Felix F Silundika and the late Saul Gwakuba Ndlovu in a live radio interview during the launch of TiBaKalanga Cultural Festival at the TG Silundika Cultural Community Centre in July, 2017.
The Family Man
If you asked Saul what his greatest accomplishment was, the answer was not likely going to be any of what is mentioned above. His answer would be “the joy of being a father, a grandfather and a great grandfather.” Saul was a loving parent who cared deeply about all his children, his nieces and nephews and all his relatives. He never missed an opportunity to counsel and help his children take their place in society as responsible and God-fearing citizens. In recent years, Saul and his loving wife MaMpofu always reserved at least one day a week which they dedicated to prayer as a family. I feel lucky to have had the honour of joining them on a few such occasions at their home in Trenance surburb of Bulawayo.

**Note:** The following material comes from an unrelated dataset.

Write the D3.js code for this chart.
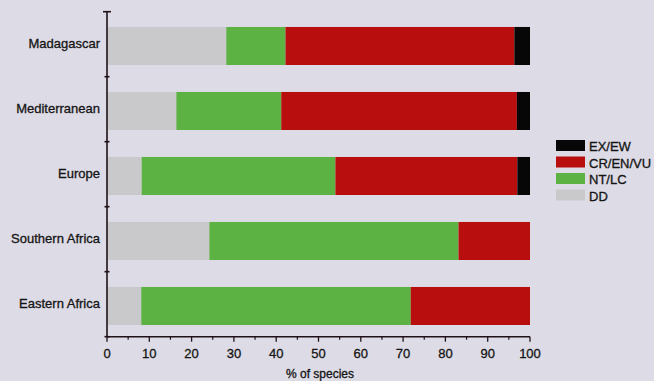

Back in 2013 when I asked Saul to contribute a narrative of the 20 odd years he spent in exile with my father for a biography which we later published, his reply was “when do you want it?” How can one get over losing a person who has always been there for you and your family regardless of the circumstances? For all who were lucky to have met Saul Gwakuba Ndlovu, I know the pain of losing him will never leave us, but perhaps it will ease with time. His life, his energy, his influence is inextricably linked to all of us. But we can all take comfort in that he is no longer in pain.
Rest in peace
Muyizele nekunyalala Saul Gwakuba Ndlovu.